Starting at the first line of the entries, extract each line up to and including the one that contains "Chart.register(...registerables);", but leave out the pictures.

> **RECORDS FOR THE TASK**:
'''

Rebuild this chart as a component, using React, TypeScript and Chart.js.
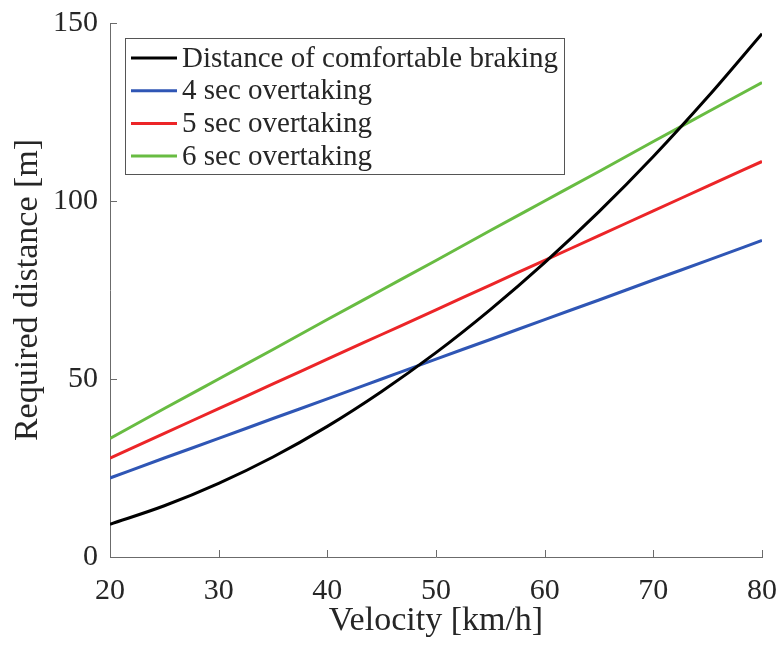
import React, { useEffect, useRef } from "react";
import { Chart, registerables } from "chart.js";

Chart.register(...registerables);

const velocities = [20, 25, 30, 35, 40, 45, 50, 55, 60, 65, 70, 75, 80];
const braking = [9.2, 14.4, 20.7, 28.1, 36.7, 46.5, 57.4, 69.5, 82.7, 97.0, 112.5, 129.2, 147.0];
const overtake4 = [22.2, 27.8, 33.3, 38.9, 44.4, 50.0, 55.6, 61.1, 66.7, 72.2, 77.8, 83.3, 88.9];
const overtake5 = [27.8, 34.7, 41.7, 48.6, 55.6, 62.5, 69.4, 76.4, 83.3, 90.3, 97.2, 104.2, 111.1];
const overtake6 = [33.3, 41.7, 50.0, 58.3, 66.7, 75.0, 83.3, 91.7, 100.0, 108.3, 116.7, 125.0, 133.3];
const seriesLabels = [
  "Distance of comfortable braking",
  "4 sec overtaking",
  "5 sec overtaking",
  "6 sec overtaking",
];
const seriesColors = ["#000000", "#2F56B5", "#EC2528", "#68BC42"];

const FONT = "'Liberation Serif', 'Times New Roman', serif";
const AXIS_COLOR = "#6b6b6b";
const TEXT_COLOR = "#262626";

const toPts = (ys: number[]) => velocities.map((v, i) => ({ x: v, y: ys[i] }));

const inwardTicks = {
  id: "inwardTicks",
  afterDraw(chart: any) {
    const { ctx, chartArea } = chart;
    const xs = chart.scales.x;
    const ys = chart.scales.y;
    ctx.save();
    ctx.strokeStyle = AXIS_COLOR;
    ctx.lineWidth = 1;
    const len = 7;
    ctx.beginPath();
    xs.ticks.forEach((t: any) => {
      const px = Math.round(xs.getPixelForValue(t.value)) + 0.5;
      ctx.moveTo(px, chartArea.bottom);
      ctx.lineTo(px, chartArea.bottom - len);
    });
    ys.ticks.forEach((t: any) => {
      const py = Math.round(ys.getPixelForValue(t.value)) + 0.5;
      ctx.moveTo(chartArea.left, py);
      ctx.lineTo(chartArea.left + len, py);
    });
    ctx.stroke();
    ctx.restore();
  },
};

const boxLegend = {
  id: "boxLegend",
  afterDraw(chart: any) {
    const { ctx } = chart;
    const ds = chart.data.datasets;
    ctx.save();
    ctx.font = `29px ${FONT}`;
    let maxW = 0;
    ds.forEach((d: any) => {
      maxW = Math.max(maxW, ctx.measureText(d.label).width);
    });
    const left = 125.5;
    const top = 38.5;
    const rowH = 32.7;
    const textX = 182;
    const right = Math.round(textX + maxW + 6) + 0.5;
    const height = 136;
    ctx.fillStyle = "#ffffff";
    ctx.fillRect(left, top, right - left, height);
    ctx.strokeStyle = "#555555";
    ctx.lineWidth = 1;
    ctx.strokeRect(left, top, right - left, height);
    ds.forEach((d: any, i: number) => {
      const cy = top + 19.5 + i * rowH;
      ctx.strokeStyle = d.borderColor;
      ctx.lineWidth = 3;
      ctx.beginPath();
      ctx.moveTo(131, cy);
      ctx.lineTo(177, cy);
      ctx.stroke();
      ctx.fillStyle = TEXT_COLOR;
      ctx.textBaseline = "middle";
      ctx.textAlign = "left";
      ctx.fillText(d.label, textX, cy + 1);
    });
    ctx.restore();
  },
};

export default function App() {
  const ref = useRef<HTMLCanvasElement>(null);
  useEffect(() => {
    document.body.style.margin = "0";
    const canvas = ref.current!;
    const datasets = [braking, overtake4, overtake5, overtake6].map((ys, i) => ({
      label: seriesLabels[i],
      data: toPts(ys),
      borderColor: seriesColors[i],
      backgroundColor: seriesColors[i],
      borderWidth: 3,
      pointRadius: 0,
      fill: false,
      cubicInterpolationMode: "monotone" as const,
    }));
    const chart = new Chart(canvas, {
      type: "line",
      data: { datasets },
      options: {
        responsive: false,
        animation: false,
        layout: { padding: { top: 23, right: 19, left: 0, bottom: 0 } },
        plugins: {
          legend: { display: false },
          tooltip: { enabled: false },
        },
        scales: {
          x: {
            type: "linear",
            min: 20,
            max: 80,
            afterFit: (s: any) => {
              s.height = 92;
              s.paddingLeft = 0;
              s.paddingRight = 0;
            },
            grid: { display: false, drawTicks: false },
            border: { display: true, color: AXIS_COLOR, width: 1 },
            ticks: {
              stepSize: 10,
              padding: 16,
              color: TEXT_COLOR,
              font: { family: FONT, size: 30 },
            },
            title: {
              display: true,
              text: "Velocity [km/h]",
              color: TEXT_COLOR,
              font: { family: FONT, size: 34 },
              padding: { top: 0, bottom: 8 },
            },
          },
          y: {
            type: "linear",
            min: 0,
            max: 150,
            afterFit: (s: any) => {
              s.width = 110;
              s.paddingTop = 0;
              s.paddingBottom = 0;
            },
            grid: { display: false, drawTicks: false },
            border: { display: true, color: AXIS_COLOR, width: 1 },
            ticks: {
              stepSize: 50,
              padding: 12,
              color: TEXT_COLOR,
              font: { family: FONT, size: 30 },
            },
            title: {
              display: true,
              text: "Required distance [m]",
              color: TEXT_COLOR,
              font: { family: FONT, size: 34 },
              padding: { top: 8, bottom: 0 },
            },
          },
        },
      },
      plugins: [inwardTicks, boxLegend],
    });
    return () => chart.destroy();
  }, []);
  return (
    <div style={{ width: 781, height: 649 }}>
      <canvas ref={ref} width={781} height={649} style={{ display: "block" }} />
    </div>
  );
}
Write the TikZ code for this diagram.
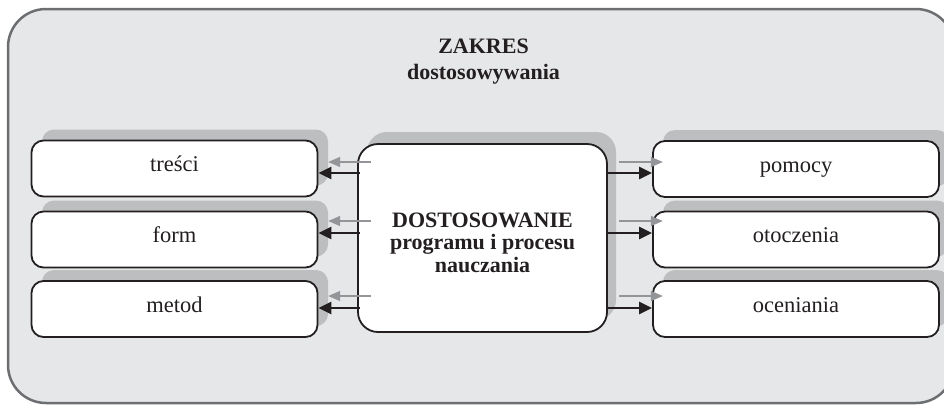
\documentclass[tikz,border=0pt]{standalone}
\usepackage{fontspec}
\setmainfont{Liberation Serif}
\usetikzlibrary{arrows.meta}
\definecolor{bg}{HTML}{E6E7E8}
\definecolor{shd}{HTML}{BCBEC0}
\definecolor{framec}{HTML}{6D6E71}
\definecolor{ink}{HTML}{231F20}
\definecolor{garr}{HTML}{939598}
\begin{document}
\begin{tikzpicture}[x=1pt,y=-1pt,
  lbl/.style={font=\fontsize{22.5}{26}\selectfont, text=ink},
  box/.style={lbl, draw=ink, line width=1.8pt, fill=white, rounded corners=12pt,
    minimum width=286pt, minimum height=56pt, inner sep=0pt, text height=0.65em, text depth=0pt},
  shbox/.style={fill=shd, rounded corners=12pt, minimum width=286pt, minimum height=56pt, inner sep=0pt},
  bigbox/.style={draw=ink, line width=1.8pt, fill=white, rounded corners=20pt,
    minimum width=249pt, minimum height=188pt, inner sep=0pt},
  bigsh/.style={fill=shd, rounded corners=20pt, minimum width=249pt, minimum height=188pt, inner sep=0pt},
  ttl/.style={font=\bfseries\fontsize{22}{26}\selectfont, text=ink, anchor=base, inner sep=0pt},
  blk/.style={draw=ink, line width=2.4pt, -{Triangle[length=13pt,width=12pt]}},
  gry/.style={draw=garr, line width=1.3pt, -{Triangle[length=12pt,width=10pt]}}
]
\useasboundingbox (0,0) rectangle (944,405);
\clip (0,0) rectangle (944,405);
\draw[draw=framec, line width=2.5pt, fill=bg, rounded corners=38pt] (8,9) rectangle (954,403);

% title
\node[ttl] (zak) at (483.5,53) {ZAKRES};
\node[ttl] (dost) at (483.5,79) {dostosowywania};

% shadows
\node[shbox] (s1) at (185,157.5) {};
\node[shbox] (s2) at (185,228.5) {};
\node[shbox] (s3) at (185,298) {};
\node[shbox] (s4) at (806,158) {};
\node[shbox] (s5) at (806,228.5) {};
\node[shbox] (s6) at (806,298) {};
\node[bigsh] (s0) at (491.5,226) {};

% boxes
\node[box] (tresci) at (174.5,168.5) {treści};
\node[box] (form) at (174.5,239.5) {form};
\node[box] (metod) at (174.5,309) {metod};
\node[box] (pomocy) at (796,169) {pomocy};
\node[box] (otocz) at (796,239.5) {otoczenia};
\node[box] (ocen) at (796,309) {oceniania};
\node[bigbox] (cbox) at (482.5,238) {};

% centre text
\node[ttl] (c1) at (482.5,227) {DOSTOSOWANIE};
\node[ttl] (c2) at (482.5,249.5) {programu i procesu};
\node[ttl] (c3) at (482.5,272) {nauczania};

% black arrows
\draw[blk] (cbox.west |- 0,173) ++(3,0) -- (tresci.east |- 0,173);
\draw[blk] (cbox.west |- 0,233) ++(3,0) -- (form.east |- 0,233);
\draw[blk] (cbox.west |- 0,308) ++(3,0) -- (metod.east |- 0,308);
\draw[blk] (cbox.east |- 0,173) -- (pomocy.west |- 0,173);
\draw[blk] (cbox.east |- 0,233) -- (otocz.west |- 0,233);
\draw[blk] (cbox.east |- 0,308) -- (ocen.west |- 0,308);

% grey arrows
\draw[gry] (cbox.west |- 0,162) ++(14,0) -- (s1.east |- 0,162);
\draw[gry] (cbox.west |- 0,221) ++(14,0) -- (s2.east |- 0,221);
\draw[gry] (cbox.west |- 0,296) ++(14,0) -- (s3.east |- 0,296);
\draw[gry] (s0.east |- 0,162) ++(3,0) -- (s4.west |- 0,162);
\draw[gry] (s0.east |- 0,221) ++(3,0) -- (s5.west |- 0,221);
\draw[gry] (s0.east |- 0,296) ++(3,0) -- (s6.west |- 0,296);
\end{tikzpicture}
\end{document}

'''

> **ANSWER TO THE TASK**:
Rebuild this chart as a component, using React, TypeScript and Chart.js.
import React, { useEffect, useRef } from "react";
import { Chart, registerables } from "chart.js";

Chart.register(...registerables);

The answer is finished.